EXERCISE REQUIREMENTS:
In your copy, include every line of the listing below exactly but none of the pictures.
★ ★ ★ ★ ★
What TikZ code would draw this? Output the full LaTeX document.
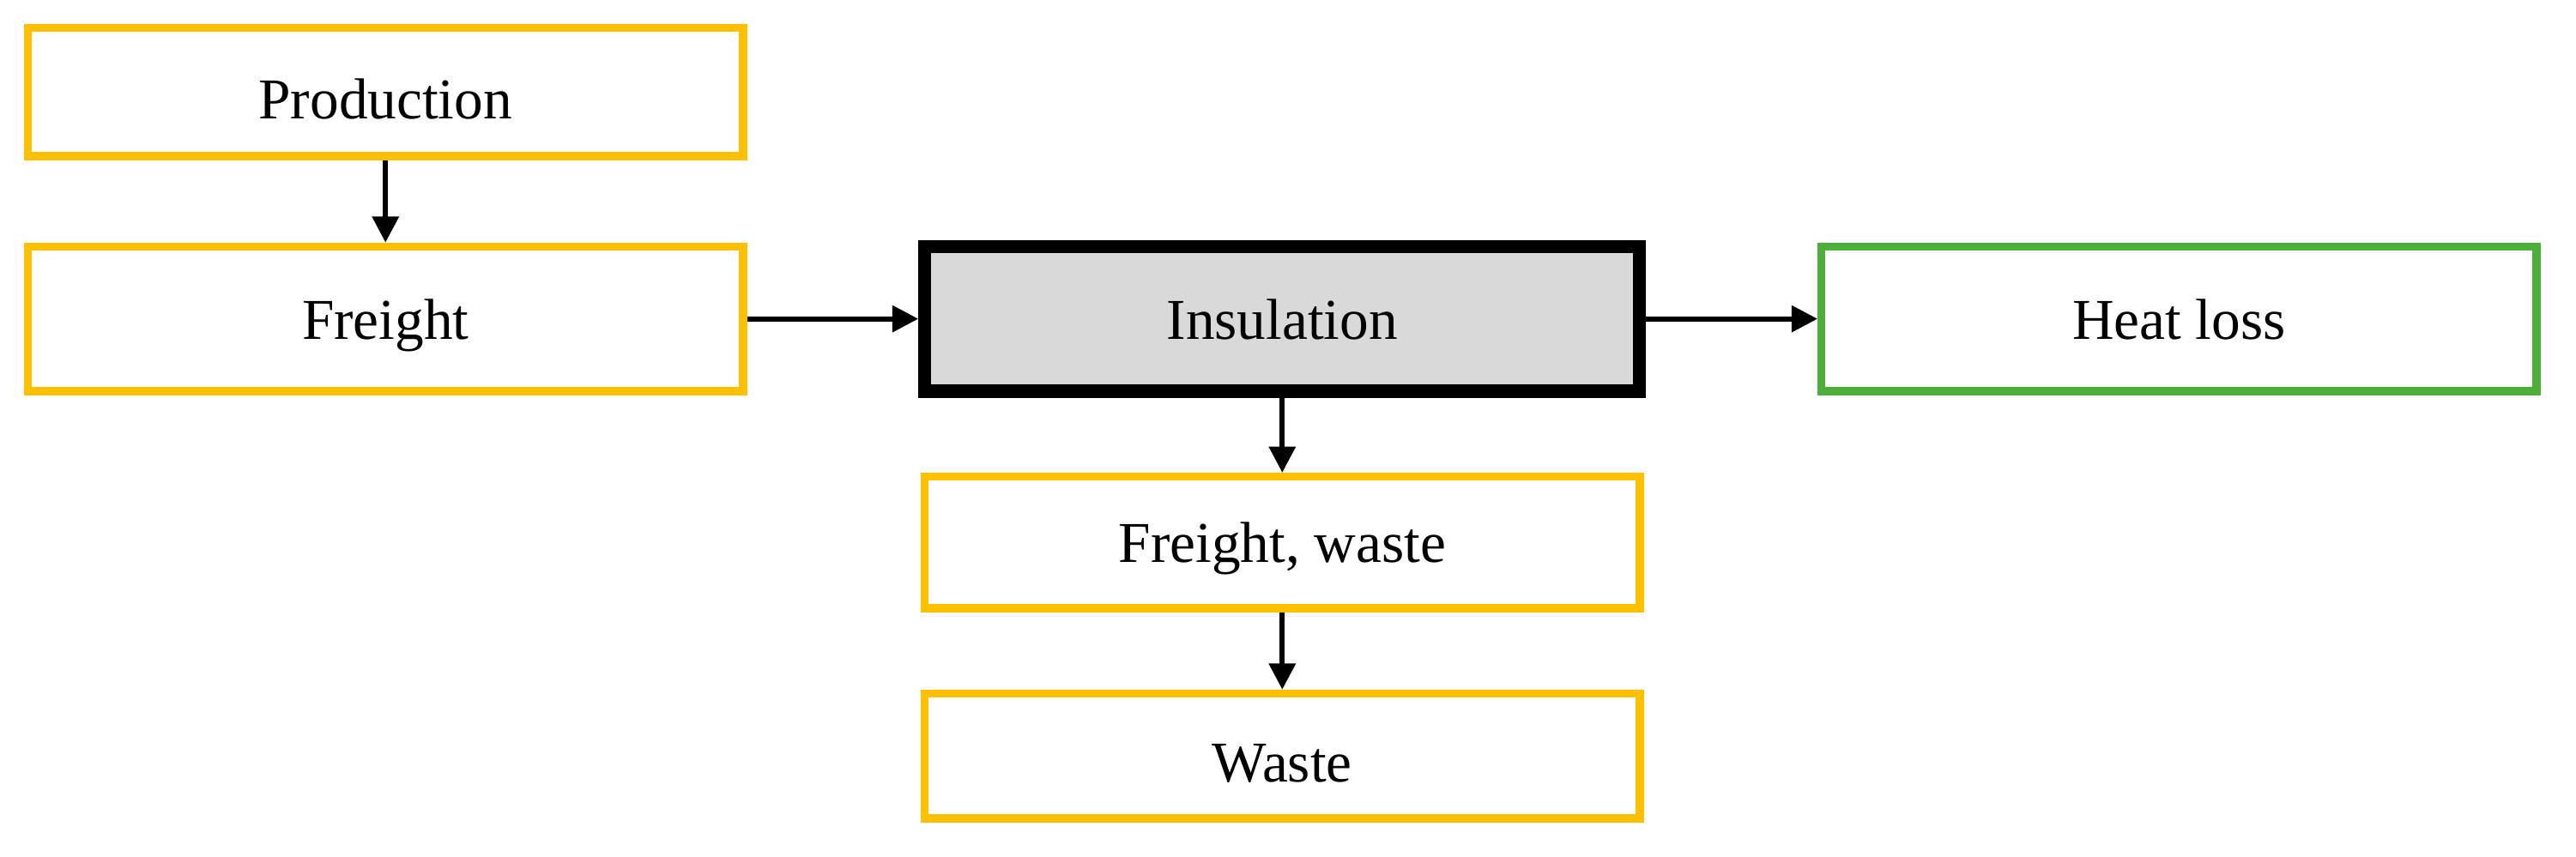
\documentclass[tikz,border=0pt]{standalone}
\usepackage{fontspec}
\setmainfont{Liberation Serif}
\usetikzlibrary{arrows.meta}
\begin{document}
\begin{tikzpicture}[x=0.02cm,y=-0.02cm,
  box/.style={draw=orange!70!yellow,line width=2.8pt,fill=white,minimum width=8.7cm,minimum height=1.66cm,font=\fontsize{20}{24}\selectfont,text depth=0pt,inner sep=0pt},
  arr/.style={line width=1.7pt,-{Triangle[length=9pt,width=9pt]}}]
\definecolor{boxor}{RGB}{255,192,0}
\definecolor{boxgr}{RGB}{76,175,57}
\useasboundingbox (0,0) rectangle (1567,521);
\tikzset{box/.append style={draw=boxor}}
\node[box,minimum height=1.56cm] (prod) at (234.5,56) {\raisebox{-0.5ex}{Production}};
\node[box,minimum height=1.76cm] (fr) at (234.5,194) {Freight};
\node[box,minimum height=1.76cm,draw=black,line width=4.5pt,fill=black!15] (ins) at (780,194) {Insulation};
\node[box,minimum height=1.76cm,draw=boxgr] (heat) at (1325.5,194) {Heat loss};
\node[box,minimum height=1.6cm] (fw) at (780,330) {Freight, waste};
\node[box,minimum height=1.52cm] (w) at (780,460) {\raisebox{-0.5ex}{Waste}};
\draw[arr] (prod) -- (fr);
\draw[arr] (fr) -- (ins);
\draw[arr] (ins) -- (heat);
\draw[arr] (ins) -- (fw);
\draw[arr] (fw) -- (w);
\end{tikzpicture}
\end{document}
★ ★ ★ ★ ★
RESPONSE TO THIS TASK:
What TikZ code would draw this? Output the full LaTeX document.
\documentclass[tikz,border=0pt]{standalone}
\usepackage{fontspec}
\setmainfont{Liberation Serif}
\usetikzlibrary{arrows.meta}
\begin{document}
\begin{tikzpicture}[x=0.02cm,y=-0.02cm,
  box/.style={draw=orange!70!yellow,line width=2.8pt,fill=white,minimum width=8.7cm,minimum height=1.66cm,font=\fontsize{20}{24}\selectfont,text depth=0pt,inner sep=0pt},
  arr/.style={line width=1.7pt,-{Triangle[length=9pt,width=9pt]}}]
\definecolor{boxor}{RGB}{255,192,0}
\definecolor{boxgr}{RGB}{76,175,57}
\useasboundingbox (0,0) rectangle (1567,521);
\tikzset{box/.append style={draw=boxor}}
\node[box,minimum height=1.56cm] (prod) at (234.5,56) {\raisebox{-0.5ex}{Production}};
\node[box,minimum height=1.76cm] (fr) at (234.5,194) {Freight};
\node[box,minimum height=1.76cm,draw=black,line width=4.5pt,fill=black!15] (ins) at (780,194) {Insulation};
\node[box,minimum height=1.76cm,draw=boxgr] (heat) at (1325.5,194) {Heat loss};
\node[box,minimum height=1.6cm] (fw) at (780,330) {Freight, waste};
\node[box,minimum height=1.52cm] (w) at (780,460) {\raisebox{-0.5ex}{Waste}};
\draw[arr] (prod) -- (fr);
\draw[arr] (fr) -- (ins);
\draw[arr] (ins) -- (heat);
\draw[arr] (ins) -- (fw);
\draw[arr] (fw) -- (w);
\end{tikzpicture}
\end{document}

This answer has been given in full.